Sunday, January 4, 2009
Making Our Daily Bread
"If you treat food with care and appreciation it shows the heart of a person who handled it."--Edward Espe Brown
"If people were to do more simple, down-to-earth activities like gardening, sewing, or cooking they would feel more satisfied and fulfilled, more connected. You won't get this from watching television."--Edward Espe Brown
"Select the rice and prepare the vegetables by yourself with your own hands, watching closely with sincere diligence. Carefully protect these ingredients as if taking care of your own eyes."--Master Dogen
M. and I watched "How to Cook Your Life" yesterday. It's a documentary that follows cooking Zen priest Edward Brown as he teaches cooking classes at a buddhist center in Austria and at two California Buddhist centers. Brown is the author of The Tassajara Bread Book, the "bible" of breadmaking in the 1970's.
We were both moved by the film and by the underlying message. You can show your love for yourself and others (and your respect for the food you eat) by taking the time to make your own bread, rice with vegetables, fruit tarts, etc., and noticing the ingredients that go into your dishes. It's important to be respectful of the food you cook with, and thinking about where it came from, who cultivated it for your cooking pleasure. Slowing down and noticing the process of cooking and the sight, smell, taste, and texture of the food is a practice we all should try next time we're contemplating take-out.
I have always liked cooking, starting when I was a child and I'd watch my mother cooking soup, chopping carrots, celery, onions and scraping them off the cutting board and into the pot. I liked how you could make something tasty like minestrone or lentil soup from just a pile of uncooked vegetables, dried spices, and a bag of beans. I'd take my mother's vegetable scraps, add water and a dash of just about every spice from the rack, and declare my "soup" the finest cuisine for dolls. I'd pretend to feed my favorite doll Emily and then cover the rest of the soup with tinfoil and put it in the fridge for later.
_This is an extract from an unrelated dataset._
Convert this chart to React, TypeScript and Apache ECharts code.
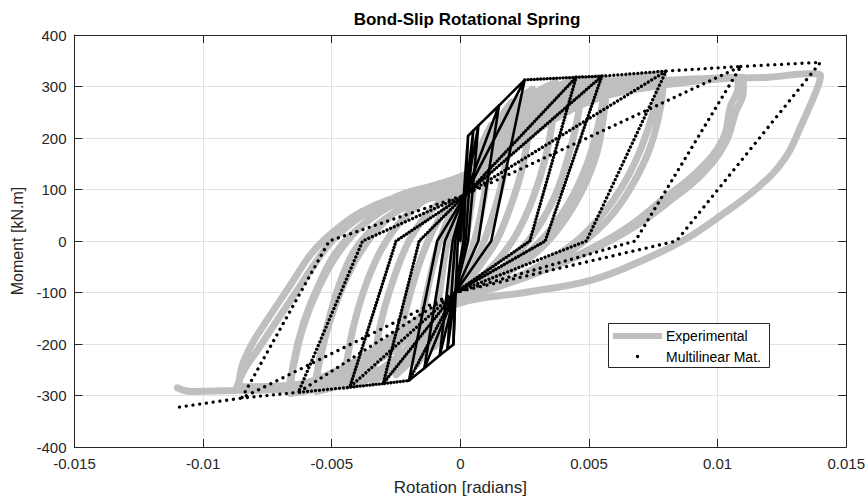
import React, { useEffect, useRef } from "react";
import * as echarts from "echarts";

const FONT = "'Liberation Sans', Arial, Helvetica, sans-serif";
const TITLE = "Bond-Slip Rotational Spring";
const X_NAME = "Rotation [radians]";
const Y_NAME = "Moment [kN.m]";
const X_MIN = -0.015;
const X_MAX = 0.015;
const X_STEP = 0.005;
const Y_MIN = -400;
const Y_MAX = 400;
const Y_STEP = 100;

// Experimental hysteresis, one array per cycle: [rotation, moment]
const exp1 = [[0,0],[0.0001,50],[0.0003,100],[0.0005,140],[0.0006,160],[0.0005,100],[0.0003,30],[0.0001,-30],[-0.0001,-75],[-0.0003,-115],[-0.0005,-150]];
const exp2 = [[-0.0004,-90],[-0.0003,-30],[-0.0001,40],[0.0001,90],[0.0004,140],[0.0008,185],[0.0012,225],[0.0011,160],[0.0009,80],[0.0006,10],[0.0003,-40],[0,-85],[-0.0004,-140],[-0.0007,-175],[-0.0010,-205]];
const exp3 = [[-0.0009,-140],[-0.0007,-60],[-0.0005,0],[-0.0002,55],[0.0001,95],[0.0006,150],[0.0012,205],[0.0017,250],[0.0020,270],[0.0019,200],[0.0016,110],[0.0012,40],[0.0008,-15],[0.0003,-60],[-0.0002,-105],[-0.0008,-160],[-0.0013,-210],[-0.0017,-240]];
const exp4 = [[-0.0016,-180],[-0.0013,-100],[-0.0010,-35],[-0.0007,15],[-0.0003,60],[0.0001,95],[0.0008,160],[0.0015,220],[0.0022,270],[0.0028,295],[0.0027,230],[0.0024,140],[0.0019,60],[0.0014,0],[0.0008,-45],[0.0002,-85],[-0.0004,-125],[-0.0010,-170],[-0.0017,-220],[-0.0025,-260]];
const exp5 = [[-0.0024,-200],[-0.0021,-130],[-0.0017,-60],[-0.0013,-5],[-0.0008,45],[-0.0003,80],[0.0002,105],[0.0010,170],[0.0018,230],[0.0027,280],[0.0037,308],[0.0036,240],[0.0033,160],[0.0028,80],[0.0022,15],[0.0015,-35],[0.0007,-75],[0,-105],[-0.0008,-150],[-0.0016,-200],[-0.0025,-245],[-0.0034,-272]];
const exp6 = [[-0.0033,-215],[-0.0030,-140],[-0.0025,-60],[-0.0020,0],[-0.0014,45],[-0.0007,80],[0,105],[0.0010,170],[0.0020,235],[0.0030,285],[0.0040,305],[0.0047,315],[0.0046,250],[0.0042,165],[0.0037,90],[0.0030,25],[0.0022,-25],[0.0012,-70],[0.0002,-105],[-0.0008,-150],[-0.0018,-205],[-0.0030,-255],[-0.0045,-283]];
const exp7 = [[-0.0044,-230],[-0.0041,-155],[-0.0036,-75],[-0.0030,-10],[-0.0022,45],[-0.0012,85],[0,110],[0.0012,175],[0.0024,245],[0.0036,290],[0.0046,310],[0.0056,318],[0.0055,260],[0.0051,175],[0.0045,100],[0.0037,35],[0.0028,-15],[0.0016,-60],[0.0004,-100],[-0.0008,-145],[-0.0020,-205],[-0.0035,-260],[-0.0056,-292]];
const exp7b = [[-0.0055,-235],[-0.0051,-150],[-0.0046,-70],[-0.0040,-10],[-0.0030,40],[-0.0017,75],[0,100],[0.0012,160],[0.0025,225],[0.0038,275],[0.0048,300],[0.0057,312],[0.0056,255],[0.0053,170],[0.0047,95],[0.0039,30],[0.0030,-20],[0.0018,-62],[0.0005,-100],[-0.0008,-140],[-0.0022,-195],[-0.0038,-250],[-0.0057,-288]];
const exp8 = [[-0.0055,-240],[-0.0051,-160],[-0.0045,-80],[-0.0038,-15],[-0.0028,45],[-0.0015,90],[0,115],[0.0015,185],[0.0030,255],[0.0045,295],[0.0060,312],[0.0078,325],[0.0076,270],[0.0071,190],[0.0064,115],[0.0055,50],[0.0044,-5],[0.0030,-50],[0.0015,-85],[0,-115],[-0.0015,-165],[-0.0030,-225],[-0.0048,-275],[-0.0066,-296]];
const exp8b = [[-0.0065,-240],[-0.0061,-160],[-0.0055,-85],[-0.0048,-20],[-0.0037,35],[-0.0022,80],[-0.0005,105],[0.0012,165],[0.0028,235],[0.0045,285],[0.0062,305],[0.0079,318],[0.0078,265],[0.0074,185],[0.0067,110],[0.0058,45],[0.0047,-5],[0.0033,-50],[0.0017,-85],[0,-112],[-0.0016,-160],[-0.0032,-220],[-0.0050,-270],[-0.0067,-292]];
const exp9 = [[-0.0065,-245],[-0.0061,-165],[-0.0055,-90],[-0.0047,-20],[-0.0036,40],[-0.0022,85],[-0.0008,105],[0.0005,130],[0.0020,190],[0.0035,245],[0.0053,285],[0.0075,305],[0.0095,315],[0.0108,318],[0.0108,300],[0.0105,261],[0.0102,197],[0.0092,134],[0.0079,82],[0.0066,30],[0.0053,-9],[0.0038,-45],[0.0020,-80],[0,-110],[-0.0015,-150],[-0.0030,-205],[-0.0045,-250],[-0.0062,-278],[-0.0086,-283]];
const exp9b = [[-0.0085,-245],[-0.0081,-200],[-0.0074,-145],[-0.0066,-85],[-0.0058,-25],[-0.0050,15],[-0.0039,55],[-0.0025,85],[-0.0010,100],[0.0005,125],[0.0020,180],[0.0036,235],[0.0054,278],[0.0075,300],[0.0095,312],[0.0110,318],[0.0110,290],[0.0107,250],[0.0103,190],[0.0094,130],[0.0082,80],[0.0069,32],[0.0056,-5],[0.0040,-42],[0.0021,-78],[0,-108],[-0.0016,-150],[-0.0032,-207],[-0.0048,-252],[-0.0065,-280],[-0.0087,-285]];
const exp10 = [[-0.0084,-250],[-0.0079,-213],[-0.0072,-160],[-0.0064,-100],[-0.0056,-40],[-0.0049,5],[-0.0038,50],[-0.0024,88],[-0.0011,107],[0,125],[0.0010,150],[0.0020,185],[0.0030,225],[0.0040,258],[0.0050,283],[0.0062,300],[0.0080,312],[0.0100,316],[0.0120,318],[0.0135,325],[0.0140,322],[0.0139,300],[0.0133,230],[0.0126,159],[0.0115,101],[0.0100,45],[0.0088,5],[0.0072,-35],[0.0051,-76],[0.0025,-100],[0,-120],[-0.0015,-160],[-0.0030,-215],[-0.0045,-262],[-0.0060,-287],[-0.0085,-290],[-0.0105,-292],[-0.0110,-285]];

// Multilinear material model, one array per cycle (vertices of the path)
const mod1 = [[0,0],[0.0003,204],[0.00012,0],[-0.0002,-100],[-0.00027,-201],[-0.0001,0],[0.0002,90],[0.0003,204]];
const mod2 = [[0.0003,204],[0.0005,214],[0.0002,0],[-0.0002,-100],[-0.00027,-201],[-0.0005,-210],[-0.0002,0],[0.0002,90],[0.0005,214]];
const mod3 = [[0.0005,214],[0.0007,224],[0.0003,0],[-0.0002,-100],[-0.0005,-210],[-0.0008,-222],[-0.0003,0],[0.0002,90],[0.0007,224]];
const mod4 = [[0.0007,224],[0.0015,263],[0.0007,0],[-0.0002,-100],[-0.0008,-222],[-0.0014,-247],[-0.0006,0],[0.0002,90],[0.0015,263]];
const mod5 = [[0.0015,263],[0.0025,313],[0.0012,0],[-0.0002,-100],[-0.0014,-247],[-0.002,-271],[-0.0009,0],[0.0002,90],[0.0025,313]];
const mod6 = [[0.0025,313],[0.0045,318],[0.0027,0],[-0.0002,-100],[-0.002,-271],[-0.003,-277],[-0.0016,0],[0.0002,90],[0.0045,318]];
const mod7 = [[0.0045,318],[0.0055,320],[0.0033,0],[-0.0002,-100],[-0.003,-277],[-0.0043,-284],[-0.0025,0],[0.0002,90],[0.0055,320]];
const mod8 = [[0.0055,320],[0.008,330],[0.0049,0],[-0.0002,-100],[-0.0043,-284],[-0.0063,-294],[-0.0038,0],[0.0002,90],[0.008,330]];
const mod9 = [[0.008,330],[0.0109,339],[0.0068,0],[-0.0002,-100],[-0.0063,-294],[-0.0085,-305],[-0.0051,0],[0.0002,90],[0.0109,339]];
const mod10 = [[0.0109,339],[0.014,347],[0.0084,0],[-0.0002,-100],[-0.0085,-305],[-0.011,-323]];

const expCycles = [exp1, exp2, exp3, exp4, exp5, exp6, exp7, exp7b, exp8, exp8b, exp9, exp9b, exp10];
const modCycles = [mod1, mod2, mod3, mod4, mod5, mod6, mod7, mod8, mod9, mod10];
// dot gap per model cycle (0 = looks solid)
const modGaps = [0, 0, 0, 0, 0, 3.2, 3.2, 4, 6.5, 6.8];

export default function App() {
  const ref = useRef<HTMLDivElement>(null);
  useEffect(() => {
    if (!ref.current) return;
    const chart = echarts.init(ref.current, null, { renderer: "svg" });
    const expData = ([] as number[][]).concat(...expCycles);
    const series: any[] = [
      {
        name: "Experimental",
        type: "line",
        data: expData,
        showSymbol: false,
        smooth: 0.4,
        lineStyle: { color: "#bfbfbf", width: 7, cap: "round", join: "round" },
        z: 2,
      },
    ];
    modCycles.forEach((c, i) => {
      const gap = modGaps[i];
      series.push({
        name: "Multilinear Mat.",
        type: "line",
        data: c,
        showSymbol: false,
        lineStyle:
          gap === 0
            ? { color: "#000", width: 2.6, join: "round", cap: "round" }
            : { color: "#000", width: 3.3, type: [0.01, gap], cap: "round", join: "round" },
        z: 3,
      });
    });
    const axisCommon = {
      type: "value" as const,
      axisLine: { show: true, onZero: false, lineStyle: { color: "#262626", width: 1 } },
      axisTick: { show: true, inside: true, length: 8, lineStyle: { color: "#262626", width: 1 } },
    };
    const fmt = (v: number) => String(parseFloat(v.toFixed(4)));
    chart.setOption({
      animation: false,
      backgroundColor: "#ffffff",
      title: {
        text: TITLE,
        left: 462,
        top: 6,
        textAlign: "center",
        textStyle: { fontFamily: FONT, fontSize: 17, fontWeight: "bold", color: "#000" },
      },
      grid: { left: 74.5, right: 18, top: 35, bottom: 51, containLabel: false },
      xAxis: [
        {
          ...axisCommon,
          position: "bottom",
          min: X_MIN,
          max: X_MAX,
          interval: X_STEP,
          axisLabel: { fontFamily: FONT, fontSize: 15, color: "#262626", margin: 9, formatter: fmt },
          splitLine: { show: true, lineStyle: { color: "#e2e2e2", width: 1 } },
          name: X_NAME,
          nameLocation: "middle",
          nameGap: 32,
          nameTextStyle: { fontFamily: FONT, fontSize: 17, color: "#262626" },
        },
        {
          ...axisCommon,
          position: "top",
          min: X_MIN,
          max: X_MAX,
          interval: X_STEP,
          axisLabel: { show: false },
          splitLine: { show: false },
        },
      ],
      yAxis: [
        {
          ...axisCommon,
          position: "left",
          min: Y_MIN,
          max: Y_MAX,
          interval: Y_STEP,
          axisLabel: { fontFamily: FONT, fontSize: 15, color: "#262626", margin: 8 },
          splitLine: { show: true, lineStyle: { color: "#e2e2e2", width: 1 } },
          name: Y_NAME,
          nameLocation: "middle",
          nameGap: 42,
          nameTextStyle: { fontFamily: FONT, fontSize: 16, color: "#262626" },
        },
        {
          ...axisCommon,
          position: "right",
          min: Y_MIN,
          max: Y_MAX,
          interval: Y_STEP,
          axisLabel: { show: false },
          splitLine: { show: false },
        },
      ],
      series,
      graphic: [
        {
          type: "rect",
          z: 100,
          shape: { x: 608.5, y: 323.5, width: 161, height: 44 },
          style: { fill: "#ffffff", stroke: "#262626", lineWidth: 1 },
        },
        {
          type: "line",
          z: 101,
          shape: { x1: 613, y1: 336, x2: 662, y2: 336 },
          style: { stroke: "#bfbfbf", lineWidth: 6 },
        },
        {
          type: "circle",
          z: 101,
          shape: { cx: 637.5, cy: 356.5, r: 1.7 },
          style: { fill: "#000" },
        },
        {
          type: "text",
          z: 101,
          style: { text: "Experimental", x: 666, y: 336, fontFamily: FONT, fontSize: 14, fill: "#000", verticalAlign: "middle", align: "left" },
        },
        {
          type: "text",
          z: 101,
          style: { text: "Multilinear Mat.", x: 666, y: 357, fontFamily: FONT, fontSize: 14, fill: "#000", verticalAlign: "middle", align: "left" },
        },
      ],
    });
    return () => chart.dispose();
  }, []);
  return <div ref={ref} style={{ position: "fixed", left: 0, top: 0, width: 868, height: 501 }} />;
}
In college, I didn't bring ramen noodles and pop tarts to my dorm like everybody else--I brought a marble cutting board, ceramic bowls, dried pasta, and spices. I made spaghetti and handed it out to neighbors as a way to break the ice. When I was home at my parents' house I hosted dinner parties for friends, trying out new recipes and then marking comments in the margins of my cookbook just as I'd seen my mother do. I served potato and almond croquettes (good, filling), swiss cheese fondue (tangy, pungent dip; nice for sharing with friends), and vegetable kebabs with rosemary (Delicious! Leave on grill until almost blackened.)
Living on my own, I fed my roommate my lentil stew and vegetable paella, or I'd eat dishes alone that were meant for four. I longed for a boyfriend for whom I could cook and share meals with. Coming from a Sicilian background on my father's side, I loved to show my fondness for people through food. Unfortunately, what I didn't realize at the time was that guys in their twenties equated me cooking them chicken cacciatore to me auditioning for a ring. They wanted me to be the fun party girl, not a pseudo-wife. I just wanted to show my affection with food.
Luckily my husband loves when I cook for him, and in addition to liking most foods in general (with the exception of brussel sprouts and turnip), he always remembers to compliment the chef.
Which brings me to the point of this entry--cooking does a person good. It may seem like a lot of work at the outset, but like going to the gym, once you start you don't want to stop. I like knowing that I chose the ingredients, I cut and breaded and sauteed the meal, and that I didn't just pop open a can of Progresso, dump it into a pot, and call it dinner. There's pleasure in getting your hands in the food, just like there's joy in working the soil of a garden or touching the seaweed in the ocean. And the feeling of offering meals to people who enjoy your cooking--that's just pure satisfaction.